◆ **Your objective**
Repeat the material verbatim. Images are excluded from the copy.

◆ **Supplied material**
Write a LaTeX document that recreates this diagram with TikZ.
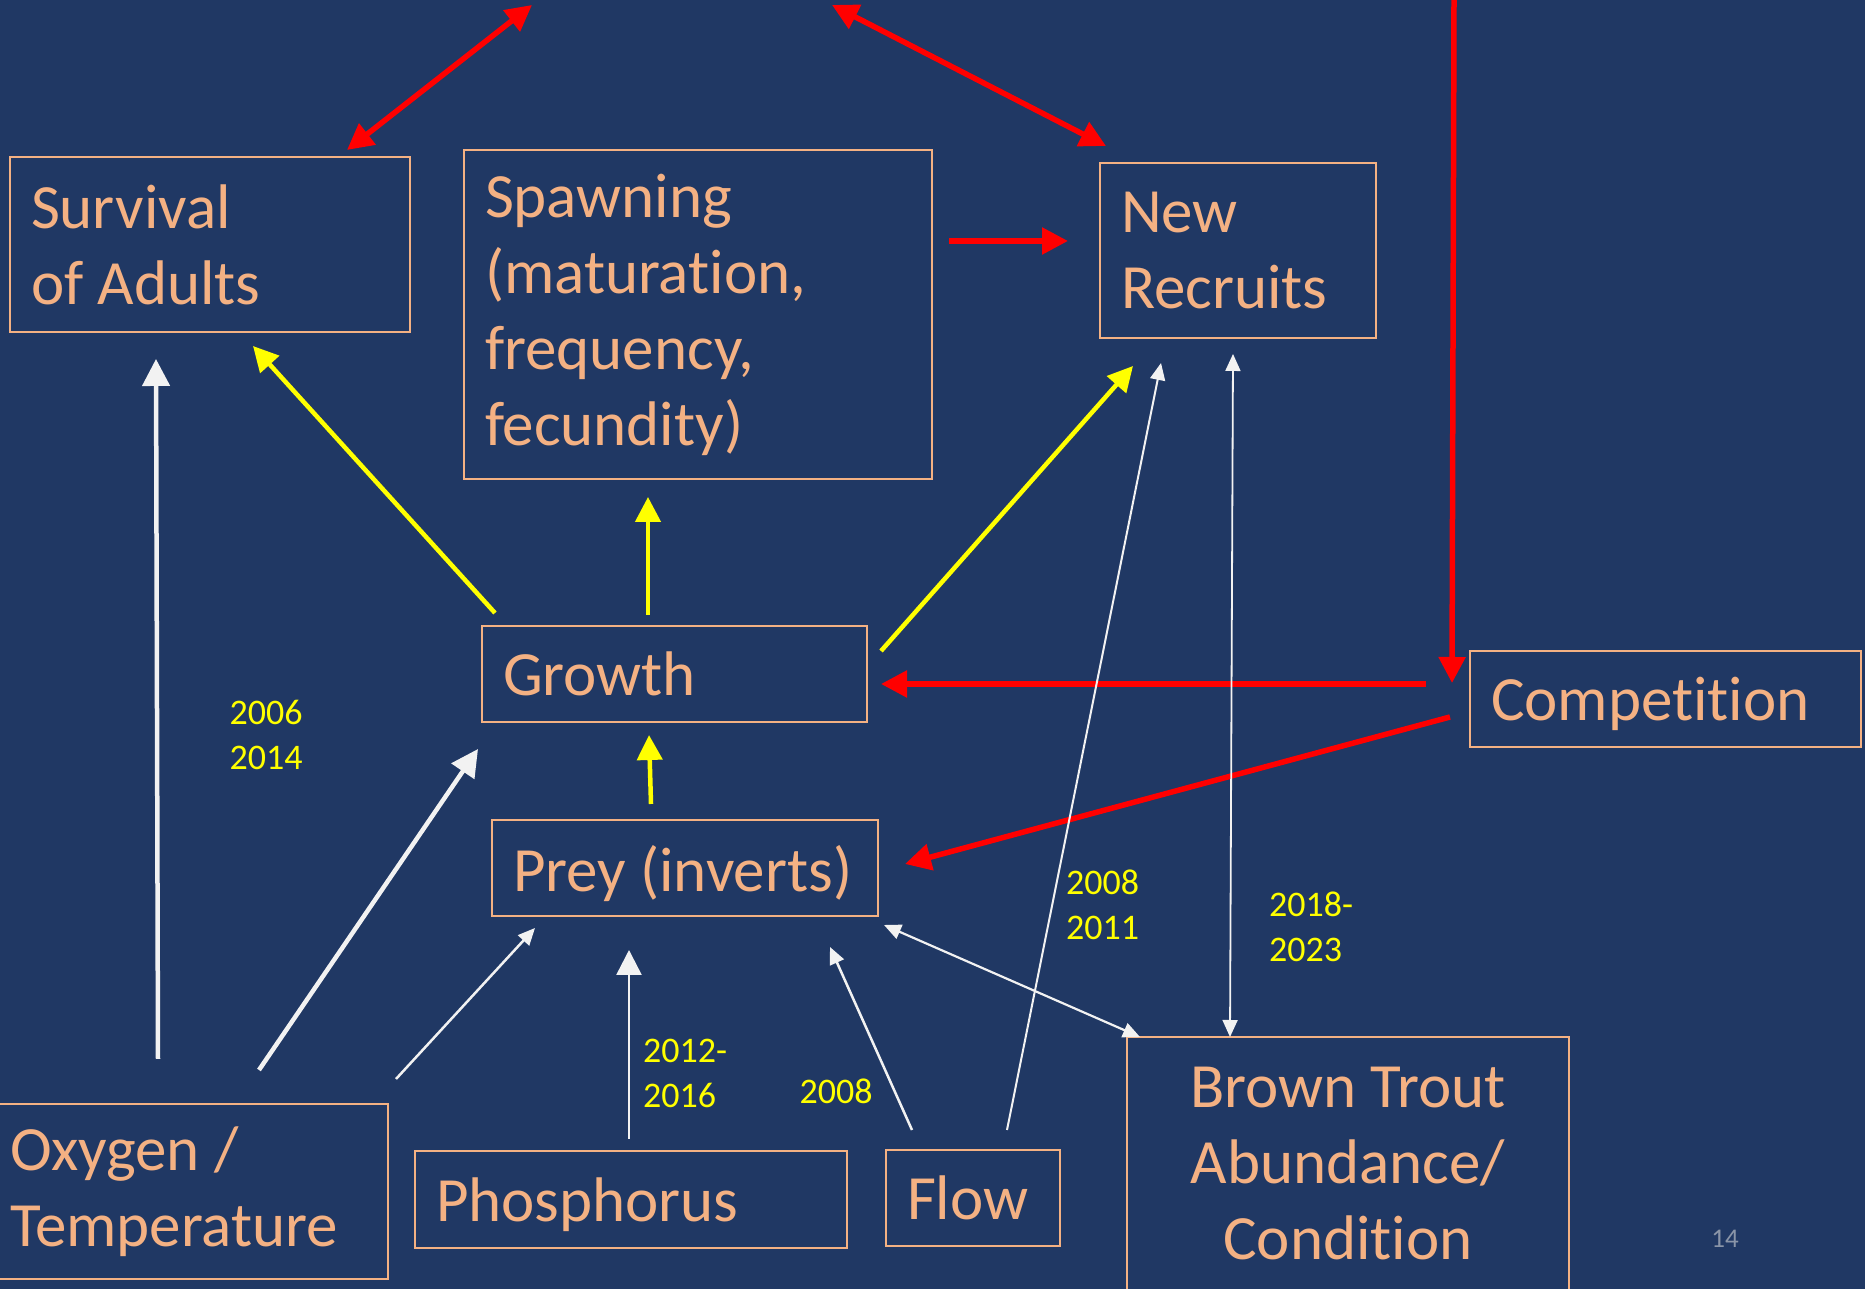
\documentclass[tikz,border=0pt]{standalone}
\usepackage{fontspec}
\setmainfont{Carlito}[Ligatures=NoCommon]
\usepackage{tikz}
\usetikzlibrary{arrows.meta}

\definecolor{bgnavy}{HTML}{203864}
\definecolor{boxorange}{HTML}{F4B183}
\definecolor{yrs}{HTML}{FFFF00}
\definecolor{wht}{HTML}{F2F2F2}
\definecolor{pagegray}{HTML}{8A95A8}

\begin{document}
\begin{tikzpicture}[x=1pt, y=1pt,
	box/.style={draw=boxorange, line width=2pt, text=boxorange, inner xsep=21pt, inner ysep=0pt,
		outer sep=0pt, align=flush left, font=\fontsize{63}{76}\selectfont},
	oneline/.style={box, text depth=0pt},
	yrlabel/.style={text=yrs, inner sep=0pt, text depth=0pt, align=left, font=\fontsize{36}{45}\selectfont},
	redarr/.style={-{Triangle[length=26pt,width=26pt]}, red, line width=5.5pt},
	redboth/.style={{Triangle[length=26pt,width=26pt]}-{Triangle[length=26pt,width=26pt]}, red, line width=5.5pt},
	yelarr/.style={-{Triangle[length=25pt,width=25pt]}, yrs, line width=4.5pt},
	whtarr/.style={-{Triangle[length=27pt,width=27pt]}, wht, line width=4.5pt},
	thinarr/.style={-{Triangle[length=17pt,width=15pt]}, wht, line width=2.5pt},
	thinboth/.style={{Triangle[length=17pt,width=15pt]}-{Triangle[length=17pt,width=15pt]}, wht, line width=2.2pt}]

		% 1. Background of the slide
		\useasboundingbox (0,0) rectangle (1865,1289);
		\fill[bgnavy] (0,0) rectangle (1865,1289);

		% 2. The boxes
		\node[box, text width=358pt, minimum height=175pt] (surv) at (210,1044.5) {Survival\\of Adults};
		\node[box, text width=426pt, minimum height=329pt] (spawn) at (698,974.5) {Spawning\\(maturation,\\frequency,\\fecundity)};
		\node[box, text width=234pt, minimum height=175pt] (recruit) at (1238,1038.5) {New\\Recruits};
		\node[oneline, text width=343pt, minimum height=96pt] (growth) at (674.5,615) {Growth};
		\node[oneline, text width=349pt, minimum height=96pt] (compet) at (1665.5,590) {Competition};
		\node[oneline, text width=344pt, minimum height=96pt] (prey) at (685,421) {\mbox{Prey (inverts)}};
		\node[box, text width=357pt, minimum height=175pt] (oxy) at (188.5,97.5) {Oxygen /\\Temperature};
		\node[oneline, text width=390pt, minimum height=97pt] (phos) at (631,89.5) {Phosphorus};
		\node[oneline, text width=132pt, minimum height=96pt] (flow) at (973,91) {Flow};
		\node[box, align=flush center, text width=400pt, minimum height=254pt] (trout) at (1348,125) {Brown Trout\\Abundance/\\Condition};

		% 3. Free ends of the red arrows (above the slide)
		\coordinate (topA) at (532,1284);
		\coordinate (topB) at (832,1284);
		\coordinate (topC) at (1454,1289);

		% 4. Red arrows
		\draw[redboth] ([shift={(-63,7)}]surv.north east) -- (topA);
		\draw[redboth] (topB) -- ([shift={(6,17)}]recruit.north west);
		\draw[redarr] (topC) -- ([shift={(-18,16)}]compet.west);
		\draw[redarr] ([shift={(17,-91)}]spawn.north east) -- ([shift={(-32,9.5)}]recruit.west);
		\draw[redarr] ([shift={(-44,15)}]compet.west) -- ([shift={(14,-10)}]growth.east);
		\draw[redarr] ([shift={(-20,-18)}]compet.west) -- ([shift={(27,4)}]prey.east);

		% 5. Yellow arrows out of growth
		\draw[yelarr] ([shift={(13,13)}]growth.north west) -- ([shift={(43,-14)}]surv.south);
		\draw[yelarr] ([shift={(-26.5,11)}]growth.north) -- ([shift={(-50,-18)}]spawn.south);
		\draw[yelarr] ([shift={(14,-25)}]growth.north east) -- ([shift={(-105,-28)}]recruit.south);
		\draw[yelarr] ([shift={(-34,16)}]prey.north) -- ([shift={(-25.5,-13)}]growth.south);

		% 6. White arrows
		\draw[whtarr] ([shift={(-30.5,45)}]oxy.north) -- ([shift={(-54,-27)}]surv.south);
		\draw[whtarr] ([shift={(-129,34)}]oxy.north east) -- ([shift={(-4,-27)}]growth.south west);
		\draw[thinarr] ([shift={(8,25)}]oxy.north east) -- ([shift={(-150,-12)}]prey.south);
		\draw[thinarr, -{Triangle[length=25pt,width=25pt]}] ([shift={(-2,12)}]phos.north) -- ([shift={(-56,-34)}]prey.south);
		\draw[thinarr] ([shift={(-61,20)}]flow.north) -- ([shift={(-48,-31)}]prey.south east);
		\draw[thinarr, line width=2pt] ([shift={(34,20)}]flow.north) -- ([shift={(-77,-25)}]recruit.south);
		\draw[thinboth] ([shift={(6,-9)}]prey.south east) -- ([shift={(13,0)}]trout.north west);
		\draw[thinboth, line width=1.8pt] ([shift={(-5,-16)}]recruit.south) -- ([shift={(-118,0)}]trout.north);

		% 7. Years of the data
		\node[yrlabel] (yrA) at (266,554) {2006\\2014};
		\node[yrlabel, anchor=west] (yrB) at (643,216) {2012-\\2016};
		\node[yrlabel] (yrC) at (836,198) {2008};
		\node[yrlabel, anchor=west] (yrD) at (1066,384) {2008\\2011};
		\node[yrlabel, anchor=west] (yrE) at (1269,362.5) {2018-\\2023};

		% 8. Slide number
		\node[text=pagegray, inner sep=0pt, font=\fontsize{27}{32}\selectfont] (pgnum) at (1725,50) {14};
	\end{tikzpicture}
\end{document}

◆ **Answer below**
Write a LaTeX document that recreates this diagram with TikZ.
\documentclass[tikz,border=0pt]{standalone}
\usepackage{fontspec}
\setmainfont{Carlito}[Ligatures=NoCommon]
\usepackage{tikz}
\usetikzlibrary{arrows.meta}

\definecolor{bgnavy}{HTML}{203864}
\definecolor{boxorange}{HTML}{F4B183}
\definecolor{yrs}{HTML}{FFFF00}
\definecolor{wht}{HTML}{F2F2F2}
\definecolor{pagegray}{HTML}{8A95A8}

\begin{document}
\begin{tikzpicture}[x=1pt, y=1pt,
	box/.style={draw=boxorange, line width=2pt, text=boxorange, inner xsep=21pt, inner ysep=0pt,
		outer sep=0pt, align=flush left, font=\fontsize{63}{76}\selectfont},
	oneline/.style={box, text depth=0pt},
	yrlabel/.style={text=yrs, inner sep=0pt, text depth=0pt, align=left, font=\fontsize{36}{45}\selectfont},
	redarr/.style={-{Triangle[length=26pt,width=26pt]}, red, line width=5.5pt},
	redboth/.style={{Triangle[length=26pt,width=26pt]}-{Triangle[length=26pt,width=26pt]}, red, line width=5.5pt},
	yelarr/.style={-{Triangle[length=25pt,width=25pt]}, yrs, line width=4.5pt},
	whtarr/.style={-{Triangle[length=27pt,width=27pt]}, wht, line width=4.5pt},
	thinarr/.style={-{Triangle[length=17pt,width=15pt]}, wht, line width=2.5pt},
	thinboth/.style={{Triangle[length=17pt,width=15pt]}-{Triangle[length=17pt,width=15pt]}, wht, line width=2.2pt}]

		% 1. Background of the slide
		\useasboundingbox (0,0) rectangle (1865,1289);
		\fill[bgnavy] (0,0) rectangle (1865,1289);

		% 2. The boxes
		\node[box, text width=358pt, minimum height=175pt] (surv) at (210,1044.5) {Survival\\of Adults};
		\node[box, text width=426pt, minimum height=329pt] (spawn) at (698,974.5) {Spawning\\(maturation,\\frequency,\\fecundity)};
		\node[box, text width=234pt, minimum height=175pt] (recruit) at (1238,1038.5) {New\\Recruits};
		\node[oneline, text width=343pt, minimum height=96pt] (growth) at (674.5,615) {Growth};
		\node[oneline, text width=349pt, minimum height=96pt] (compet) at (1665.5,590) {Competition};
		\node[oneline, text width=344pt, minimum height=96pt] (prey) at (685,421) {\mbox{Prey (inverts)}};
		\node[box, text width=357pt, minimum height=175pt] (oxy) at (188.5,97.5) {Oxygen /\\Temperature};
		\node[oneline, text width=390pt, minimum height=97pt] (phos) at (631,89.5) {Phosphorus};
		\node[oneline, text width=132pt, minimum height=96pt] (flow) at (973,91) {Flow};
		\node[box, align=flush center, text width=400pt, minimum height=254pt] (trout) at (1348,125) {Brown Trout\\Abundance/\\Condition};

		% 3. Free ends of the red arrows (above the slide)
		\coordinate (topA) at (532,1284);
		\coordinate (topB) at (832,1284);
		\coordinate (topC) at (1454,1289);

		% 4. Red arrows
		\draw[redboth] ([shift={(-63,7)}]surv.north east) -- (topA);
		\draw[redboth] (topB) -- ([shift={(6,17)}]recruit.north west);
		\draw[redarr] (topC) -- ([shift={(-18,16)}]compet.west);
		\draw[redarr] ([shift={(17,-91)}]spawn.north east) -- ([shift={(-32,9.5)}]recruit.west);
		\draw[redarr] ([shift={(-44,15)}]compet.west) -- ([shift={(14,-10)}]growth.east);
		\draw[redarr] ([shift={(-20,-18)}]compet.west) -- ([shift={(27,4)}]prey.east);

		% 5. Yellow arrows out of growth
		\draw[yelarr] ([shift={(13,13)}]growth.north west) -- ([shift={(43,-14)}]surv.south);
		\draw[yelarr] ([shift={(-26.5,11)}]growth.north) -- ([shift={(-50,-18)}]spawn.south);
		\draw[yelarr] ([shift={(14,-25)}]growth.north east) -- ([shift={(-105,-28)}]recruit.south);
		\draw[yelarr] ([shift={(-34,16)}]prey.north) -- ([shift={(-25.5,-13)}]growth.south);

		% 6. White arrows
		\draw[whtarr] ([shift={(-30.5,45)}]oxy.north) -- ([shift={(-54,-27)}]surv.south);
		\draw[whtarr] ([shift={(-129,34)}]oxy.north east) -- ([shift={(-4,-27)}]growth.south west);
		\draw[thinarr] ([shift={(8,25)}]oxy.north east) -- ([shift={(-150,-12)}]prey.south);
		\draw[thinarr, -{Triangle[length=25pt,width=25pt]}] ([shift={(-2,12)}]phos.north) -- ([shift={(-56,-34)}]prey.south);
		\draw[thinarr] ([shift={(-61,20)}]flow.north) -- ([shift={(-48,-31)}]prey.south east);
		\draw[thinarr, line width=2pt] ([shift={(34,20)}]flow.north) -- ([shift={(-77,-25)}]recruit.south);
		\draw[thinboth] ([shift={(6,-9)}]prey.south east) -- ([shift={(13,0)}]trout.north west);
		\draw[thinboth, line width=1.8pt] ([shift={(-5,-16)}]recruit.south) -- ([shift={(-118,0)}]trout.north);

		% 7. Years of the data
		\node[yrlabel] (yrA) at (266,554) {2006\\2014};
		\node[yrlabel, anchor=west] (yrB) at (643,216) {2012-\\2016};
		\node[yrlabel] (yrC) at (836,198) {2008};
		\node[yrlabel, anchor=west] (yrD) at (1066,384) {2008\\2011};
		\node[yrlabel, anchor=west] (yrE) at (1269,362.5) {2018-\\2023};

		% 8. Slide number
		\node[text=pagegray, inner sep=0pt, font=\fontsize{27}{32}\selectfont] (pgnum) at (1725,50) {14};
	\end{tikzpicture}
\end{document}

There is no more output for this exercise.